REPUBLIKA.CO.ID, TEL AVIV -- Israel mendeportasi pengacara hak asasi manusia keturunan Prancis-Palestina, Salah Hamouri pada Ahad (18/12/2022). Hamouri dituduh melakukan pelanggaran keamanan terhadap negara Israel.
Hamouri diantar ke bandara pada Ahad pagi untuk naik pesawat ke Perancis. Hamouri (37 tahun), merupakan seorang penduduk Yerusalem tanpa kewarganegaraan Israel.
Status kependudukannya dicabut pada 1 Desember dengan tuduhan bahwa dia aktif di Front Populer untuk Pembebasan Palestina. Israel dan Barat mengklasifikasikan front tersebut sebagai kelompok teror.
"Selama hidupnya dia mengorganisir, menginspirasi dan merencanakan untuk melakukan serangan teror sendiri dn untuk organisasi terhadap warga dan orang terkenal Israel," kata pernyataan dari Kementerian Dalam Negeri Israel.
Sebuah pernyataan dari tim kampanye Hamouri menyebut deportasi itu sebagai "kejahatan perang". Mereka mengatakan, langkah Israel itu merupakan pelanggaran terhadap hukum internasional.
"Ke mana pun seorang Palestina pergi, dia membawa serta prinsip-prinsip ini dan tujuan rakyatnya: tanah airnya dibawa bersamanya ke mana pun dia berakhir," kata Hamouri dalam sebuah pernyataan.
Hamouri belum lama ini ditahan oleh Israel di bawah penahanan administratif tanpa tuduhan pada 7 Maret hingga 1 Desember. Israel mencabut izin tinggalnya dan mendeportasi Hamouri.
Sebelumnya Hamouri ditahan oleh Israel antara tahun 2005 dan 2011 setelah dituduh berusaha membunuh Sephardi rabbi Ovadia Yossef, pendiri partai Shas ultra-Ortodoks. Dia mengaku tidak bersalah atas tuduhan itu.

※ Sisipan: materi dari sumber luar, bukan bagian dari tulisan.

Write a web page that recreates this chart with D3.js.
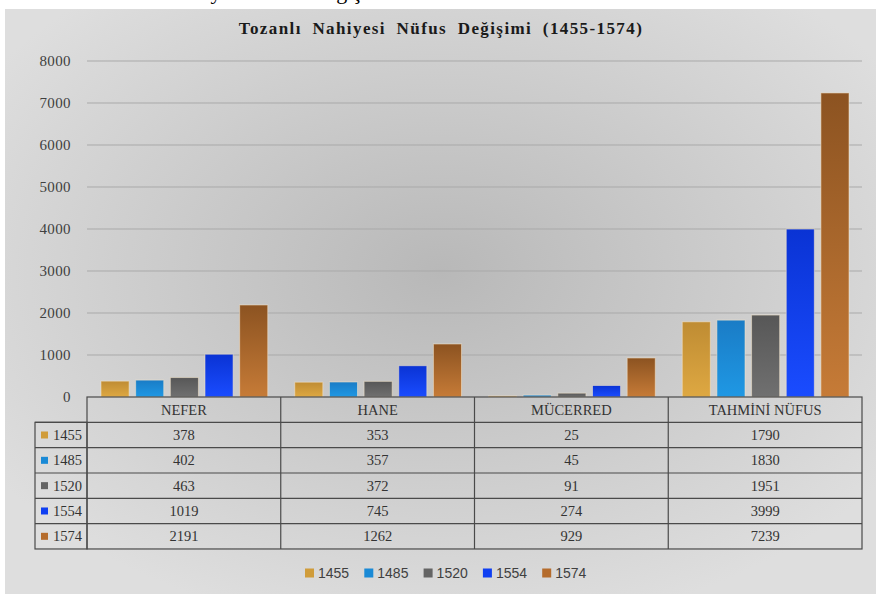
<!DOCTYPE html>
<html>
<head>
<meta charset="utf-8">
<script src="https://cdn.jsdelivr.net/npm/d3@7"></script>
<style>
body { margin: 0; background: #fff; }
</style>
</head>
<body>
<div id="chart"></div>
<script>
// data
var categories = ["NEFER", "HANE", "MÜCERRED", "TAHMİNİ NÜFUS"];
var years = ["1455", "1485", "1520", "1554", "1574"];
var v1455 = [378, 353, 25, 1790];
var v1485 = [402, 357, 45, 1830];
var v1520 = [463, 372, 91, 1951];
var v1554 = [1019, 745, 274, 3999];
var v1574 = [2191, 1262, 929, 7239];
var yTicks = [0, 1000, 2000, 3000, 4000, 5000, 6000, 7000, 8000];
var title = "Tozanlı Nahiyesi Nüfus Değişimi (1455-1574)";

var series = [v1455, v1485, v1520, v1554, v1574];
var colors = ["#d09c3a", "#1a8ad6", "#646464", "#0f3ff2", "#b56c2c"];
var topColors = ["#bf8c33", "#1a7cc6", "#575757", "#0a33d4", "#8c5321"];
var botColors = ["#dea842", "#1f98e4", "#707070", "#1a4cff", "#c67b37"];

var W = 876, H = 594;
var plotLeft = 87, plotRight = 862, plotTop = 61, base = 397;
var rowH = 25.33;

var svg = d3.select("#chart").append("svg")
    .attr("width", W)
    .attr("height", H);

var defs = svg.append("defs");
var bg = defs.append("radialGradient").attr("id", "bg")
    .attr("cx", "50%").attr("cy", "45%").attr("r", "62%");
bg.append("stop").attr("offset", "0%").attr("stop-color", "#b8b8b8");
bg.append("stop").attr("offset", "100%").attr("stop-color", "#dedede");

years.forEach(function (yr, i) {
    var g = defs.append("linearGradient").attr("id", "g" + yr)
        .attr("x1", 0).attr("y1", 0).attr("x2", 0).attr("y2", 1);
    g.append("stop").attr("offset", "0%").attr("stop-color", topColors[i]);
    g.append("stop").attr("offset", "100%").attr("stop-color", botColors[i]);
});

// caption above the chart, cut off by the page edge
svg.append("text")
    .attr("x", 12).attr("y", -1)
    .style("font-family", "Liberation Serif")
    .style("font-size", "22px")
    .text("Grafik 1. Tozanlı Nahiyesi Nüfus Değişimi");

svg.append("rect")
    .attr("x", 5).attr("y", 9)
    .attr("width", W - 5).attr("height", H - 9)
    .attr("fill", "url(#bg)");

svg.append("text")
    .attr("x", 441).attr("y", 34)
    .attr("text-anchor", "middle")
    .style("font-family", "Liberation Serif")
    .style("font-weight", "bold")
    .style("font-size", "17px")
    .style("letter-spacing", "1.4px")
    .style("word-spacing", "5px")
    .style("fill", "#1a1a1a")
    .text(title);

var y = d3.scaleLinear().domain([0, 8000]).range([base, plotTop]);
var x0 = d3.scaleBand().domain(categories).range([plotLeft, plotRight]);
var x1 = d3.scaleBand().domain(years).range([14, x0.bandwidth() - 13]).paddingInner(0.19);

// gridlines
svg.append("g").selectAll("line")
    .data(yTicks.filter(function (d) { return d > 0; }))
    .enter().append("line")
    .attr("x1", plotLeft).attr("x2", plotRight)
    .attr("y1", function (d) { return y(d); })
    .attr("y2", function (d) { return y(d); })
    .style("stroke", "#a9a9a9")
    .style("stroke-width", 1);

// y axis labels
var yAxis = d3.axisLeft(y).tickValues(yTicks).tickFormat(d3.format("d")).tickSize(0).tickPadding(0);
var ya = svg.append("g")
    .attr("transform", "translate(71,0)")
    .call(yAxis);
ya.select(".domain").remove();
ya.selectAll("text")
    .style("font-family", "Liberation Serif")
    .style("font-size", "15px")
    .style("letter-spacing", "0.4px")
    .style("fill", "#404040");

// bars
var groups = svg.append("g").selectAll("g")
    .data(categories)
    .enter().append("g")
    .attr("transform", function (d) { return "translate(" + x0(d) + ",0)"; });

groups.selectAll("rect")
    .data(function (d, ci) { return years.map(function (yr, si) { return { yr: yr, v: series[si][ci] }; }); })
    .enter().append("rect")
    .attr("x", function (d) { return x1(d.yr); })
    .attr("width", x1.bandwidth())
    .attr("y", function (d) { return y(d.v); })
    .attr("height", function (d) { return base - y(d.v); })
    .attr("fill", function (d) { return "url(#g" + d.yr + ")"; })
    .style("stroke", "#f4e6cc")
    .style("stroke-opacity", 0.55)
    .style("stroke-width", 1);

// data table
var tbl = svg.append("g");
var lineStyle = function (sel) {
    return sel.style("stroke", "#4a4a4a").style("stroke-width", 1.2).attr("fill", "none");
};
lineStyle(tbl.append("rect")
    .attr("x", plotLeft).attr("y", base)
    .attr("width", plotRight - plotLeft).attr("height", rowH * 6));
lineStyle(tbl.append("rect")
    .attr("x", 35).attr("y", base + rowH)
    .attr("width", plotLeft - 35).attr("height", rowH * 5));
years.forEach(function (yr, i) {
    lineStyle(tbl.append("line")
        .attr("x1", 35).attr("x2", plotRight)
        .attr("y1", base + rowH * (i + 1)).attr("y2", base + rowH * (i + 1)));
});
categories.forEach(function (c, i) {
    if (i > 0) {
        lineStyle(tbl.append("line")
            .attr("x1", x0(c)).attr("x2", x0(c))
            .attr("y1", base).attr("y2", base + rowH * 6));
    }
});

var cellFont = function (sel) {
    return sel.style("font-family", "Liberation Serif")
        .style("font-size", "14.5px")
        .style("fill", "#333");
};

cellFont(tbl.selectAll(".hdr").data(categories).enter().append("text")
    .attr("class", "hdr")
    .attr("x", function (d) { return x0(d) + x0.bandwidth() / 2; })
    .attr("y", base + rowH / 2 + 5)
    .attr("text-anchor", "middle")
    .text(function (d) { return d; }));

years.forEach(function (yr, si) {
    var ry = base + rowH * (si + 1);
    tbl.append("rect")
        .attr("x", 41).attr("y", ry + rowH / 2 - 3.5)
        .attr("width", 7).attr("height", 7)
        .attr("fill", colors[si]);
    cellFont(tbl.append("text")
        .attr("x", 53).attr("y", ry + rowH / 2 + 5)
        .text(yr));
    cellFont(tbl.selectAll(".c" + yr).data(categories).enter().append("text")
        .attr("x", function (d) { return x0(d) + x0.bandwidth() / 2; })
        .attr("y", ry + rowH / 2 + 5)
        .attr("text-anchor", "middle")
        .text(function (d, ci) { return series[si][ci]; }));
});

// legend
var lg = svg.append("g").selectAll("g")
    .data(years)
    .enter().append("g")
    .attr("transform", function (d, i) { return "translate(" + (305 + i * 59.3) + ",573)"; });
lg.append("rect")
    .attr("x", 0).attr("y", -4.5)
    .attr("width", 9).attr("height", 9)
    .attr("fill", function (d, i) { return colors[i]; });
lg.append("text")
    .attr("x", 13).attr("y", 5)
    .style("font-family", "Liberation Sans")
    .style("font-size", "14px")
    .style("fill", "#404040")
    .text(function (d) { return d; });
</script>
</body>
</html>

Hamouri dibebaskan pada Desember 2011 sebagai bagian dari pertukaran tahanan Palestina dengan Gilad Shalit, tentara Israel yang dibebaskan pada Oktober 2011 setelah lima tahun ditahan oleh Hamas di Jalur Gaza.
Mayoritas lebih dari 340.000 warga Palestina di Yerusalem Timur memegang izin tinggal Israel, tetapi hanya sedikit yang memiliki kewarganegaraan di Israel.
Direktur eksekutif HaMoked yang mewakili Hamouri, Jessica Montell,mengatakan kepada Reuters bahwa penduduk Yerusalem lainnya telah didakwa dengan pelanggaran kesetiaan dan tempat tinggal mereka dicabut di masa lalu. Namun, tidak dapat dideportasi karena mereka tidak memiliki kewarganegaraan lain. Oleh karena itu, kasus Hamouri menjadi preseden untuk deportasi warga Yerusalem yang memiliki kewarganegaraan alternatif, kata Montell.
"Karena dia memiliki kewarganegaraan kedua, itu membuatnya lebih rentan untuk dideportasi," kata Montell.
Montell menambahkan, dia memperkirakan kasus serupa akan lebih sering muncul di bawah koalisi sayap kanan yang diperkirakan akan membentuk pemerintahan Israel berikutnya. "Kami hanya dapat berharap bahwa semua tindakan ini akan dipercepat dengan masuknya pemerintahan baru ini," kata Montell.